The Memory Keeper’s Daughter by Kim Edwards

The Memory Keeper’s Daughter by Kim Edwards (2005)
This story had a very interesting plot and lots of good character development. A doctor delivers his own twins during a fierce snowstorm. He keeps his infant son, but secretly gives away his daughter who has Down syndrome.

Visit the official website for an excerpt, reviews, an interview with the author, and much more. Did you know that the novel was made into a Lifetime movie starring Dermot Mulroney, Gretchen Mol, and Emily Watson? It premiered on April 12. Check out Lifetime's website for more details.

Plain Truth by Jodi Picoult

Plain Truth by Jodi Picoult (2000)

Very well-written story about Ellie, a defense attorney who is helping a young Amish girl accused of murder. I couldn’t put it down!

Visit the author's website for a synopsis, an excerpt, and discussion questions. Read a Lifetime interview where Picoult discusses her inspiration for the book and her experience living with the Amish. Compare the novel to the 2004 TV movie adaptation starring Mariska Hargitay.

The Day I Ate Whatever I Wanted by Elizabeth Berg

The Day I Ate Whatever I Wanted and Other Small Acts of Liberation by Elizabeth Berg (2008)
This collection of short stories deals with women taking chances at all stage of their lives. Some of the stories will have you howling with laughter; others will bring you to tears, but all feature characters and writing that will find a place in your heart.

Today's the day! Call the Downers Grove Public Library at 630-960-1200 to reserve your tickets for An Evening with Elizabeth Berg on Thursday, May 8. Listen to the author talk about her inspiration for Dream When You're Feeling Blue, the research, and the response. Berg will read an excerpt, answer questions, and sign books.

We Are All Welcome Here by Elizabeth Berg

We Are All Welcome Here by Elizabeth Berg (2006)

This story is set in Tupelo, Mississippi, in 1964. It is about three extraordinary women – Paige, a victim of polio, who is paralyzed from the neck down; Diana, her 13-year-old daughter; and Peacie, their black caregiver. The reader gets a real glimpse into each of their struggles, and also sees how hard it was for blacks to live in the rural South during this time period. As usual, Elizabeth Berg’s character development is so terrific, the reader will be sorry to see this story come to an end.
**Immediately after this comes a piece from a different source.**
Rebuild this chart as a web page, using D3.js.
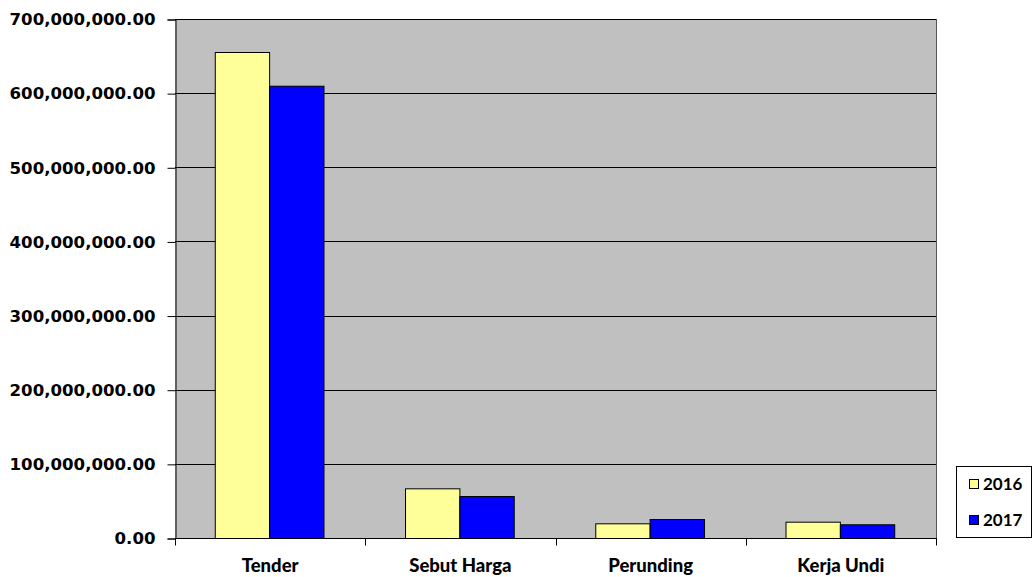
<!DOCTYPE html>
<html>
<head>
<meta charset="utf-8">
<script src="https://cdn.jsdelivr.net/npm/d3@7"></script>
<style>
  html, body { margin: 0; padding: 0; background: #ffffff; }
  svg { display: block; }
</style>
</head>
<body>
<svg id="chart" width="1033" height="577"></svg>
<script>
// Procurement value by method, 2016 vs 2017
const categories = ["Tender", "Sebut Harga", "Perunding", "Kerja Undi"];
const years = ["2016", "2017"];
const values2016 = [655500000, 67000000, 19800000, 22000000];
const values2017 = [610000000, 56600000, 25600000, 18500000];
const yTicks = [0, 100000000, 200000000, 300000000, 400000000, 500000000, 600000000, 700000000];
const seriesColors = ["#ffff99", "#0000ff"];

const svg = d3.select("#chart");
const plot = { left: 175, right: 936, top: 19, bottom: 538 };

const x0 = d3.scaleBand().domain(categories).range([plot.left, plot.right]).padding(0);
// Two bars per group, gap of 1.5 bar widths between groups
const barW = x0.bandwidth() / 3.5;
const x1 = d3.scaleBand().domain(years).range([0, barW * 2]).padding(0);
const y = d3.scaleLinear().domain([0, 700000000]).range([plot.bottom, plot.top]);

// Plot area background
svg.append("rect")
  .attr("x", plot.left).attr("y", plot.top)
  .attr("width", plot.right - plot.left).attr("height", plot.bottom - plot.top)
  .attr("fill", "#c0c0c0");

// Horizontal gridlines
svg.append("g").selectAll("line").data(yTicks.filter(d => d > 0)).join("line")
  .attr("x1", plot.left).attr("x2", plot.right)
  .attr("y1", d => Math.round(y(d)) + 0.5).attr("y2", d => Math.round(y(d)) + 0.5)
  .attr("stroke", "#000").attr("stroke-width", 1);

// Right border of plot area
svg.append("line")
  .attr("x1", plot.right + 0.5).attr("x2", plot.right + 0.5)
  .attr("y1", plot.top).attr("y2", plot.bottom)
  .attr("stroke", "#555").attr("stroke-width", 1);

// Bars
const rows = categories.map((c, i) => ({ cat: c, vals: [values2016[i], values2017[i]] }));
const groups = svg.append("g").selectAll("g").data(rows).join("g")
  .attr("transform", d => `translate(${x0(d.cat) + (x0.bandwidth() - barW * 2) / 2 - 1},0)`);
groups.selectAll("rect").data(d => d.vals.map((v, j) => ({ year: years[j], v, j }))).join("rect")
  .attr("x", d => x1(d.year) + 0.5)
  .attr("y", d => y(d.v) + 0.5)
  .attr("width", x1.bandwidth())
  .attr("height", d => y(0) - y(d.v))
  .attr("fill", d => seriesColors[d.j])
  .attr("stroke", "#000").attr("stroke-width", 1);

// Y axis
const fmt = d3.format(",.2f");
const yAxis = svg.append("g")
  .attr("transform", `translate(${plot.left + 0.5},0.5)`)
  .call(d3.axisLeft(y).tickValues(yTicks).tickFormat(fmt).tickSizeOuter(0).tickSize(8).tickPadding(12));
yAxis.select(".domain").attr("stroke", "#000");
yAxis.selectAll(".tick line").attr("stroke", "#000");
yAxis.selectAll("text")
  .attr("fill", "#000")
  .style("font-family", "'DejaVu Sans', sans-serif")
  .style("font-size", "16.6px")
  .style("font-weight", "bold");

// X axis with ticks between categories
const xAxisG = svg.append("g").attr("transform", `translate(0,${plot.bottom + 0.5})`);
xAxisG.append("line")
  .attr("x1", plot.left).attr("x2", plot.right + 1)
  .attr("stroke", "#000");
const boundaries = categories.map(c => x0(c)).concat([plot.right]);
xAxisG.selectAll("line.tk").data(boundaries).join("line")
  .attr("class", "tk")
  .attr("x1", d => Math.round(d) + 0.5).attr("x2", d => Math.round(d) + 0.5)
  .attr("y1", 0).attr("y2", 7)
  .attr("stroke", "#000");
xAxisG.selectAll("text").data(categories).join("text")
  .attr("x", d => x0(d) + x0.bandwidth() / 2)
  .attr("y", 33)
  .attr("text-anchor", "middle")
  .style("font-family", "Lato, 'Open Sans', sans-serif")
  .style("font-size", "18.5px")
  .style("font-weight", "900")
  .attr("fill", "#000")
  .text(d => d);

// Legend
const legend = svg.append("g");
legend.append("rect")
  .attr("x", 956.5).attr("y", 466.5).attr("width", 75).attr("height", 71)
  .attr("fill", "#fff").attr("stroke", "#000");
const items = legend.selectAll("g").data(years).join("g")
  .attr("transform", (d, i) => `translate(969,${484 + i * 36})`);
items.append("rect")
  .attr("x", 0.5).attr("y", -4.5).attr("width", 9).attr("height", 9)
  .attr("fill", (d, i) => seriesColors[i]).attr("stroke", "#000");
items.append("text")
  .attr("x", 14).attr("y", 6)
  .style("font-family", "Lato, 'Open Sans', sans-serif")
  .style("font-size", "17px")
  .style("font-weight", "bold")
  .attr("fill", "#000")
  .text(d => d);
</script>
</body>
</html>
Don't forget -- starting April 16, call the Downers Grove Public Library at 630-960-1200 to get your tickets for An Evening with Elizabeth Berg on May 8.

Love in the Present Tense by Catherine Ryan Hyde

Love in the Present Tense by Catherine Ryan Hyde (2006)
By the author of Pay it Forward, this story takes place over the course of 25 years. Three characters take turns telling their side of the story:
  • Pearl, who, at the age of thirteen, has a son, Leonard;
  • Leonard, whose mother disappears when he is 5 years old;
  • Mitch, their 25-year-old neighbor, who takes on the responsibility of caring for Leonard after his mother disappears.
  • It explores the meaning of family, the power of love, and the difficulty some people have in expressing it. The characters just draw you in from start to finish.